Anyway, the bottom line is that the Tea Party movement is defined more by attitude than ideology and that attitude is best captured by the slogan from the Revolutionary War period, a slogan many Tea Partiers have adopted as their own, "Don't Tread On Me!" A more contemporary way to say the same thing might be, "Leave me alone!"
According to Harris, the fact that the movement is more attitude than ideology is important because as attitude it becomes largely immune to counter-argument. "I'm mad as hell, I said. Do you mean to tell me I'm not mad as hell?" But it is also immune to counter-argument for another reason, and this is the real meat of Harris's piece.
Because the Tea Party movement is mostly made up of people who were not previously politically active, nor particularly attentive even, they are virtually impervious to elite opinion, liberal or conservative. They don't know who people like Brooks and Frum are, nor do they read the New York Times or watch network news.
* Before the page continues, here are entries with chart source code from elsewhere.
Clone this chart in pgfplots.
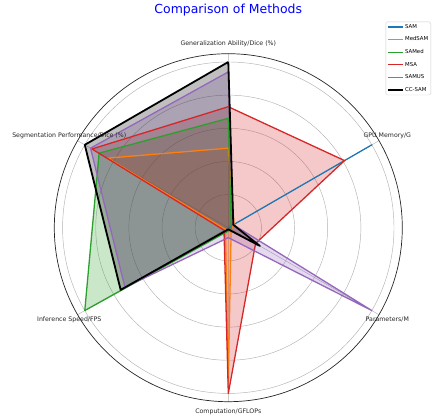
\documentclass[border=0pt]{standalone}
\usepackage{fontspec}
\setmainfont{DejaVu Sans}
\usepackage{pgfplots}
\usepackage{pgfplotstable}
\pgfplotsset{compat=1.18}
\usepgfplotslibrary{polar}
\definecolor{cSAM}{HTML}{1F77B4}
\definecolor{cMedSAM}{HTML}{FF7F0E}
\definecolor{cSAMed}{HTML}{2CA02C}
\definecolor{cMSA}{HTML}{D62728}
\definecolor{cSAMUS}{HTML}{9467BD}
% angle: 90 Gen, 30 GPU, 330 Params, 270 Computation, 210 Inference, 150 Segmentation
\pgfplotstableread{
ang  SAM   MedSAM SAMed MSA  SAMUS CCSAM
90   0     0.48   0.66  0.73 0.94  1.0
30   1.0   0.04   0.02  0.81 0.035 0.035
330  0     0.02   0.02  0.19 1.0   0.22
270  0     0.93   0.02  1.0  0.06  0.01
210  0     0.02   1.0   0.03 0.72  0.75
150  0     0.84   0.90  0.95 0.96  1.0
90   0     0.48   0.66  0.73 0.94  1.0
}\data
\begin{document}
\begin{tikzpicture}
\begin{polaraxis}[
  scale only axis, width=348bp, height=348bp,
  ymin=0, ymax=1.05,
  xtick={30,90,150,210,270,330}, xticklabels={},
  ytick={0.2,0.4,0.6,0.8,1.0}, yticklabels={},
  xmajorgrids, ymajorgrids,
  major grid style={draw=black!30, line width=0.45bp},
  major tick length=0pt,
  separate axis lines,
  x axis line style={draw=black!85, line width=0.7bp},
  y axis line style={draw=none},
  clip=false,
  legend cell align=left,
  legend style={at={(axis description cs:1.0825,1.092)}, anchor=north east,
    font=\fontsize{5.4}{6}\selectfont, draw=black!20, rounded corners=1.5bp,
    inner sep=1.5bp, row sep=5.0bp, nodes={inner sep=1bp}},
  legend image code/.code={\draw[#1, line cap=butt] (0bp,0bp) -- (15bp,0bp);},
  every axis plot/.append style={line join=round},
]
% fills
\addplot[forget plot, draw=none, fill=cSAM, fill opacity=0.25] table[x=ang, y=SAM] {\data};
\addplot[forget plot, draw=none, fill=cMedSAM, fill opacity=0.25] table[x=ang, y=MedSAM] {\data};
\addplot[forget plot, draw=none, fill=cSAMed, fill opacity=0.25] table[x=ang, y=SAMed] {\data};
\addplot[forget plot, draw=none, fill=cMSA, fill opacity=0.25] table[x=ang, y=MSA] {\data};
\addplot[forget plot, draw=none, fill=cSAMUS, fill opacity=0.25] table[x=ang, y=SAMUS] {\data};
\addplot[forget plot, draw=none, fill=black, fill opacity=0.25] table[x=ang, y=CCSAM] {\data};
% lines
\addplot[color=cSAM, line width=1.3bp] table[x=ang, y=SAM] {\data};
\addlegendentry{SAM}
\addplot[color=cMedSAM, line width=1.3bp] table[x=ang, y=MedSAM] {\data};
\addlegendentry{MedSAM}
\addplot[color=cSAMed, line width=1.3bp] table[x=ang, y=SAMed] {\data};
\addlegendentry{SAMed}
\addplot[color=cMSA, line width=1.3bp] table[x=ang, y=MSA] {\data};
\addlegendentry{MSA}
\addplot[color=cSAMUS, line width=1.3bp] table[x=ang, y=SAMUS] {\data};
\addlegendentry{SAMUS}
\addplot[color=black, line width=1.8bp] table[x=ang, y=CCSAM] {\data};
\addlegendentry{CC-SAM}
\coordinate (c) at (axis cs:0,0);
\begin{scope}[every node/.style={font=\fontsize{6.26}{7}\selectfont, text=black!85, inner sep=0pt}]
\node at (axis cs:90,1.108) {Generalization Ability/Dice (\%)};
\node at (axis cs:30,1.108) {GPU Memory/G};
\node at (axis cs:330,1.108) {Parameters/M};
\node at (axis cs:270,1.108) {Computation/GFLOPs};
\node at (axis cs:210,1.108) {Inference Speed/FPS};
\node at (axis cs:150,1.108) {Segmentation Performance/Dice (\%)};
\end{scope}
\node[font=\fontsize{12.5}{14}\selectfont, text=blue, inner sep=0pt] at (axis cs:90,1.314) {Comparison of Methods};
\end{polaraxis}
\path (c) ++(-228.3bp,227.7bp) rectangle ++(432bp,-418bp);
\end{tikzpicture}
\end{document}
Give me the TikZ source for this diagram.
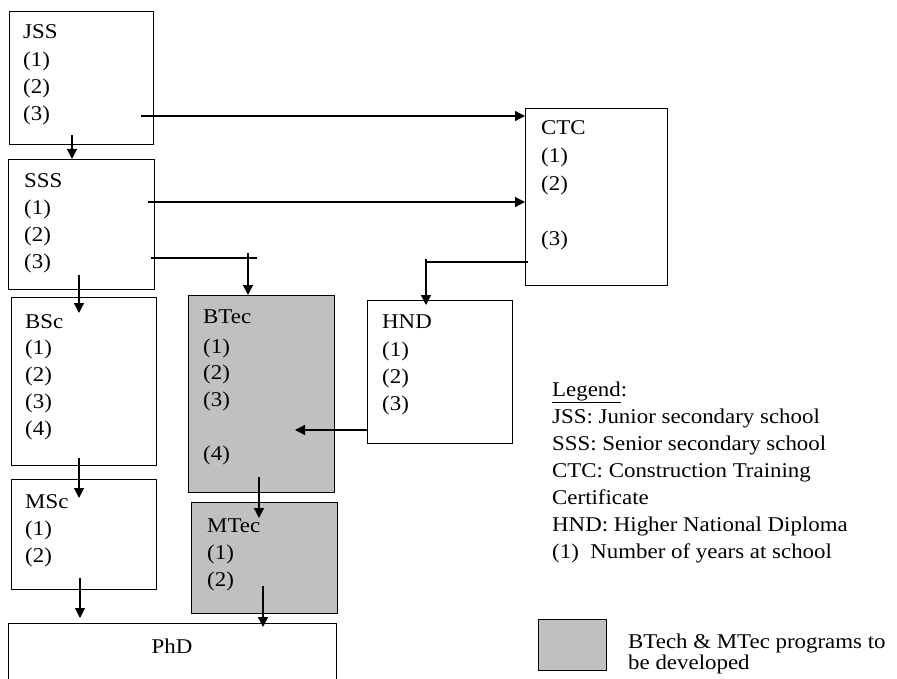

As a result, they can't be humiliated when they're dismissed by them as bigoted, shrill, or even violent. In fact, just the opposite happens. The more the organs of elite opinion scorn them, the more justified they feel in their contempt for them in reverse.
Both of these aspects seem to mean the Tea Party movement is with us to stay, at least for a time.
I think Harris overstates the case that the Tea Party movement is short an informing ideology. A call for, a demand for a return to constitutionally limited government sounds like a plan to me. But no matter, his conclusion is sound nonetheless.
The only truly effective check on elite rule is the fear that the people will become fed up with it. When the people decide to try to rule themselves, their first step toward self-government will be to toss out the old elite. True, the people may simply end up by bringing in a new elite, but this is little consolation to the elite that has been replaced. Hence, any ruling elite that wishes to maintain its hold on power will learn to exercise its power within prudent limits, not overreaching and creating dangerous resentment and backlash among the people. This formidable check on elite power does not arise from flimsy constitutional safeguards, which can always be circumvented, but from the suspicious, even paranoid attitude of defiance displayed by ordinary citizens, which is much harder to get around.I wrote some time back about the spirit and the letter of the law, of the Constitution. No matter how dead the letter, if the spirit is alive, we'll be fine. But God help us when the spirit, the attitude, dies as well.
The lesson of history is stark and simple. People who are easy to govern lose their freedom. People who are difficult to govern retain theirs. What makes the difference is not an ideology, but an attitude. Those people who embody the “Don’t tread on me!” attitude have kept their liberties simply because they are prepared to stand up against those who threaten to tread on them. To the pragmatist, it makes little difference what ideas free people use to justify and rationalize their rebellious attitude. The most important thing is simply to preserve this attitude among a sufficiently large number of people to make it a genuine deterrent against the power hungry. If the Tea Party can succeed in this all-important mission, then the pragmatist can forgive the movement for a host of silly ideas and absurd policy suggestions, because he knows what is really at stake. Once the “Don’t tread on me!” attitude has vanished from a people, it never returns. It is lost and gone forever — along with the liberty and freedom for which, ultimately, it is the only effective defense.